If I’m not leading with a joke about my half-brain, quirky limp or down right weird spastic right arm, something is seriously wrong with me. 

Not kidding… If my circumstantial frustration isn’t followed up with a quip, I must be dead.

This week was different, though. This week, I fought with a vengeance to hide my shortcomings. This week, when my loved ones joked about my half-brain, instead of joining in on the fun, I silently begged God to remind me what it meant to be loving. I knew my fun-loving attitude would come back eventually, but for some (unknown and short-lived) reason this week, with every joke, my heart whispered only one thing:

What is my value, then?

My heart’s poorly timed dilemma this week took me on a totally different view of God’s love and His creation.

In Genesis, when God created both man and woman, He pronounced them “Good.” He didn’t pronounce “I love you.”

He saw in them value — whether Adam and Eve exuded perfection or not was not the issue, He spoke value over them, anyway. He looked them in the eye and said one word, “Good.”

I wonder, did Adam and Eve learn to love their Maker because He did not spare a moment in speaking of their value?

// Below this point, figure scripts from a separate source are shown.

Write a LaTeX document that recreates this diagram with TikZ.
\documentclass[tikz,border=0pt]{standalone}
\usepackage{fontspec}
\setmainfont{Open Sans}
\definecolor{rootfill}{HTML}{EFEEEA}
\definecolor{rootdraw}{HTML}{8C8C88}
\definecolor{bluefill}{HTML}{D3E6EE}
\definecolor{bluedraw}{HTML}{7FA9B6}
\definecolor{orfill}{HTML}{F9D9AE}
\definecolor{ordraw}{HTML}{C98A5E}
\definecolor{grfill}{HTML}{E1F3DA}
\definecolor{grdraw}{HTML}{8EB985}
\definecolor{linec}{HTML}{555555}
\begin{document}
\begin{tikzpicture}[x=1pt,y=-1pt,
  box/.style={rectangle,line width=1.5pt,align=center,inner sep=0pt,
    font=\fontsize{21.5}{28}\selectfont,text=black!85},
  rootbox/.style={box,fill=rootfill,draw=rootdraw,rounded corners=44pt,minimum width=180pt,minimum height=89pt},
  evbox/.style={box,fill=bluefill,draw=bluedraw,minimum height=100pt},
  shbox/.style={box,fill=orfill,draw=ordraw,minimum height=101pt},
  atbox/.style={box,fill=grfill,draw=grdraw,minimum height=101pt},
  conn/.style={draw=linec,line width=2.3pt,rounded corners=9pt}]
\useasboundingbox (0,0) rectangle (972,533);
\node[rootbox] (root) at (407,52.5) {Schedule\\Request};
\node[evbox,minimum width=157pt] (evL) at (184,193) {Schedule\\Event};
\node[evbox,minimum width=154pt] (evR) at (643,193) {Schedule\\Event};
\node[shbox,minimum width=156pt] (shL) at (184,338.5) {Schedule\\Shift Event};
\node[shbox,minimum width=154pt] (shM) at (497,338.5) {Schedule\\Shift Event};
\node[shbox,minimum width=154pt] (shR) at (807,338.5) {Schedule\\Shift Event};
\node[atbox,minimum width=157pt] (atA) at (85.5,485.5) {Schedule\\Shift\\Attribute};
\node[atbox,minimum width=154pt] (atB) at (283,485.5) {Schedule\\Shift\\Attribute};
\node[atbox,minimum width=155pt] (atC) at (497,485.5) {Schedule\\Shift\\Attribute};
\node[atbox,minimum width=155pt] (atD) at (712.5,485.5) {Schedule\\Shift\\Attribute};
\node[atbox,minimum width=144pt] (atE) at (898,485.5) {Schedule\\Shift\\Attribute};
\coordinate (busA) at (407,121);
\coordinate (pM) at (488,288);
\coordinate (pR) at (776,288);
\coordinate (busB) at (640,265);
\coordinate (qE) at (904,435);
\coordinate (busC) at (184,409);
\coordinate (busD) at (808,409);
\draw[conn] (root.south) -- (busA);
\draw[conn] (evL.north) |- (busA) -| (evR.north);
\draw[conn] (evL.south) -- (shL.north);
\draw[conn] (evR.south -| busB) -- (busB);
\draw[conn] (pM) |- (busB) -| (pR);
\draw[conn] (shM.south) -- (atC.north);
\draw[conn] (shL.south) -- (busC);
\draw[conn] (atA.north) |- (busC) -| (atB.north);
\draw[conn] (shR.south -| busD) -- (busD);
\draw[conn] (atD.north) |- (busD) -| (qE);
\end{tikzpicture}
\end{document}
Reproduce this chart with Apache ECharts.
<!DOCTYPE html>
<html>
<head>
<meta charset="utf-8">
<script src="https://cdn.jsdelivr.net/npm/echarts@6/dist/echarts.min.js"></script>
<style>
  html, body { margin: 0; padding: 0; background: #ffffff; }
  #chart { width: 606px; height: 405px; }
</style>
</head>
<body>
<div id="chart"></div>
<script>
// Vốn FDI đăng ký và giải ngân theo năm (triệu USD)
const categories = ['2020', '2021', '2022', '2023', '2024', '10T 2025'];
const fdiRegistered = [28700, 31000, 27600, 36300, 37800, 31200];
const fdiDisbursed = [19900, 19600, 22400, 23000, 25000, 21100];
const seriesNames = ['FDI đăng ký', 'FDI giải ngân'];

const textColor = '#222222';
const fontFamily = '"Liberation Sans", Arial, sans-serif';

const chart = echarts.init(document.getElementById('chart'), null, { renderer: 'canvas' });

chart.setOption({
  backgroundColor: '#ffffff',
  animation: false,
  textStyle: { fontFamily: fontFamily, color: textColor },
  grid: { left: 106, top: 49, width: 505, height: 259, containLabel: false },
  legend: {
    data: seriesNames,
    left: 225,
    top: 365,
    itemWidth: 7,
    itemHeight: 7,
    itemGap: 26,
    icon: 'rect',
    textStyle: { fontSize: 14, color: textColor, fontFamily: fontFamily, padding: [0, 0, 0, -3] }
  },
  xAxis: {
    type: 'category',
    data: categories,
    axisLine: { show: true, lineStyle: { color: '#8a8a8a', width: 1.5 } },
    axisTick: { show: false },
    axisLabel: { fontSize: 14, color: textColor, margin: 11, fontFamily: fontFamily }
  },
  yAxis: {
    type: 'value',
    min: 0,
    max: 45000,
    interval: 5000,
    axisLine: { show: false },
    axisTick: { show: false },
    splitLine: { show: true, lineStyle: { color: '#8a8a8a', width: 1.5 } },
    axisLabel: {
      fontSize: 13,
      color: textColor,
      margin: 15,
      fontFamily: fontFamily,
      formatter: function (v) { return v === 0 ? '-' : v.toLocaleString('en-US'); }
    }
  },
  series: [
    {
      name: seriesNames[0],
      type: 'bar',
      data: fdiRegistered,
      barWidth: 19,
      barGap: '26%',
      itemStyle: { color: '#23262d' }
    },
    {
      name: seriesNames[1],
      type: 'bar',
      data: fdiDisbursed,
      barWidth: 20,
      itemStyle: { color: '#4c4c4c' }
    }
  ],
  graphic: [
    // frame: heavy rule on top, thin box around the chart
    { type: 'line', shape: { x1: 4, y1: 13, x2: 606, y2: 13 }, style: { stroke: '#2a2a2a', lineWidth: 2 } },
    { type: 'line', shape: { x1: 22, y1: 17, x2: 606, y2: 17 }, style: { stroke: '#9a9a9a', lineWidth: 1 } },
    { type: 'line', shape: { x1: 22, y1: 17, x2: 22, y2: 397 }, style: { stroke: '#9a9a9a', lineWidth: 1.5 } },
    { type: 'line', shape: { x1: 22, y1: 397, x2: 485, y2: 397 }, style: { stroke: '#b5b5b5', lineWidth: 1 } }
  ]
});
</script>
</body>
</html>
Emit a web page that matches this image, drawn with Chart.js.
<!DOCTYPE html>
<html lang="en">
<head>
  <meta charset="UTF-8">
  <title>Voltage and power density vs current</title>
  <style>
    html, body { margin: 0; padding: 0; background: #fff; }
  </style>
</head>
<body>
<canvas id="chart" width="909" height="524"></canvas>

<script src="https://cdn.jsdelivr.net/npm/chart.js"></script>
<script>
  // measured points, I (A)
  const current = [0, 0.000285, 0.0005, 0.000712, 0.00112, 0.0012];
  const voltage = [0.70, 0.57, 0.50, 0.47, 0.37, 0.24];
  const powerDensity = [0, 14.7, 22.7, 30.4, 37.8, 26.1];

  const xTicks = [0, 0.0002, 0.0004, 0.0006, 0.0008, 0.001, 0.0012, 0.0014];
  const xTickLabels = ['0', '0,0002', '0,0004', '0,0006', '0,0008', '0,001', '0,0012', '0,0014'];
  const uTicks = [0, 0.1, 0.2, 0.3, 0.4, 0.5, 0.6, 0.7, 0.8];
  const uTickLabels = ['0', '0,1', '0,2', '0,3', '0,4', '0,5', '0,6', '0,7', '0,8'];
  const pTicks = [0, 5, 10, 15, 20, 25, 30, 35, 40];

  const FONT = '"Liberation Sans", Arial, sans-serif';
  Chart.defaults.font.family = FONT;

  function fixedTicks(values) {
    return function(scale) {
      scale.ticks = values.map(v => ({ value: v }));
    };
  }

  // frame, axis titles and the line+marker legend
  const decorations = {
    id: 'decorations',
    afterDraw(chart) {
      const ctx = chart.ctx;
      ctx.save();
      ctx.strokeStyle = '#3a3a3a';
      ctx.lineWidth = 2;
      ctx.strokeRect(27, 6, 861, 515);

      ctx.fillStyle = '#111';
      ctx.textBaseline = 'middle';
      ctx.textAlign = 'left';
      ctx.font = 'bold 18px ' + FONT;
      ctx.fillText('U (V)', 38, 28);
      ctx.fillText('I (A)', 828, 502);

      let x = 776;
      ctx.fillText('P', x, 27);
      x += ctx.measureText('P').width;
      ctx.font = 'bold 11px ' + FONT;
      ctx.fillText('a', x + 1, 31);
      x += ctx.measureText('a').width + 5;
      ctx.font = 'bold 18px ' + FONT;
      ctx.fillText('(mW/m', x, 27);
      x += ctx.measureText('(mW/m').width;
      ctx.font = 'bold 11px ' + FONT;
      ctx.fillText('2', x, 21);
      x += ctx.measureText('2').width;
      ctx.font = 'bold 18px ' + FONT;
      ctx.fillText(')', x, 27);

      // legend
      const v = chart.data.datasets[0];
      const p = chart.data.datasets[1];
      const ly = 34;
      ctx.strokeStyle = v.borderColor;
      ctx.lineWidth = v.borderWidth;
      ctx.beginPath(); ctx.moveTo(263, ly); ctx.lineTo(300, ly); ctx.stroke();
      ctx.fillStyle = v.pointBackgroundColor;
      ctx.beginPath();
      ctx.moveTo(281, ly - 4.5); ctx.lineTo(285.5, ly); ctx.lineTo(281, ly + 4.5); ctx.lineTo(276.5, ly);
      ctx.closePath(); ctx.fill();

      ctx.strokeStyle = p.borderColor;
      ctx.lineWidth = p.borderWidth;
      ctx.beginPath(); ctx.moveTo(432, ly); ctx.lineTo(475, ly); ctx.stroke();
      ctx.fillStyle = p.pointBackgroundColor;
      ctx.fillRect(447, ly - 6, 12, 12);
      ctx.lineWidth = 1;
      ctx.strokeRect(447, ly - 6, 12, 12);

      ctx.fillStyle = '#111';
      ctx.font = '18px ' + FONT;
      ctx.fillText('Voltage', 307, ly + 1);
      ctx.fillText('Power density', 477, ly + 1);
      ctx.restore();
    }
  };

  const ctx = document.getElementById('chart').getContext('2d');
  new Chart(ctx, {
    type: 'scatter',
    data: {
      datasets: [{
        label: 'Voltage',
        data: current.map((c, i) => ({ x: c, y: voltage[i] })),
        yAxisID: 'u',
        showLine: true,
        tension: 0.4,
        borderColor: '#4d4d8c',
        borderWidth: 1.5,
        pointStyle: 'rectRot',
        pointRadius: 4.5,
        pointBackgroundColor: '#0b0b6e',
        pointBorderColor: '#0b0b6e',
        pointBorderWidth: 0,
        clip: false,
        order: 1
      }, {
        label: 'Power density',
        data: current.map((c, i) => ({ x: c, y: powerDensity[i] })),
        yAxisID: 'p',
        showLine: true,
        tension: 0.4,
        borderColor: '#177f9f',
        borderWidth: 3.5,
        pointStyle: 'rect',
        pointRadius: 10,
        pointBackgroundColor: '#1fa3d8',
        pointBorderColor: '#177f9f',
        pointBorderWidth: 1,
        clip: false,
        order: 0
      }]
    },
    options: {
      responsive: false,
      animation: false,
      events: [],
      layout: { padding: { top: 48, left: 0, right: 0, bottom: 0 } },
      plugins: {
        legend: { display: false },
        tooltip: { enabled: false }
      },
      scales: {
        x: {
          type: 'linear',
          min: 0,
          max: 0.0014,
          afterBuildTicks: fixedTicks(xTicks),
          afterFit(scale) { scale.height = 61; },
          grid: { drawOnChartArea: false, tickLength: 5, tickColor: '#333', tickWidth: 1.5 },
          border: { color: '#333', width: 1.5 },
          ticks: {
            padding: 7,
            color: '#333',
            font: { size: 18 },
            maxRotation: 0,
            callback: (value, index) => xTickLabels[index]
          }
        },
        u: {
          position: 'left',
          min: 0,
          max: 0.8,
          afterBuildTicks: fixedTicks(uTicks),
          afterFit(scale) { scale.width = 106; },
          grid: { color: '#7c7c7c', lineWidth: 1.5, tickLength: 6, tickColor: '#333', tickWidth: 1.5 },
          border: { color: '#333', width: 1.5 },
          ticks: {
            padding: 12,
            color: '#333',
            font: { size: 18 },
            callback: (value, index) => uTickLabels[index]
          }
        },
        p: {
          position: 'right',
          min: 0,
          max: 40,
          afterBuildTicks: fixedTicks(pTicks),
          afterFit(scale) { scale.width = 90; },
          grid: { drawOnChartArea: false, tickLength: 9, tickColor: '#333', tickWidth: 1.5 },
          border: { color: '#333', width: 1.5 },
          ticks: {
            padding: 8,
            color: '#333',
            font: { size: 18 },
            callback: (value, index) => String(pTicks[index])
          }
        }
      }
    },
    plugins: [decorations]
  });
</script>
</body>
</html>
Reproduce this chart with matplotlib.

Did they fall in love with Him, learn how to trust Him, because they knew their value in His eyes? 

Is it possible His love for them wasn’t questioned simply because they saw love in the value He placed on them?

I wonder how many times we say “I love you” simply because it’s culturally relevant and expected. Though it’s an excellent aspect to share (I really love love, I promise), how many of us ask to hear “I love you” and really what we’re asking is affirmation of our value?

How many of us assume that everyone knows their value when in reality, God is asking us to be His voice for them because the world has deluded their ability to hear their value and believe it’s actually theirs?

Sometimes, proclamations of value speak louder than reminders of love.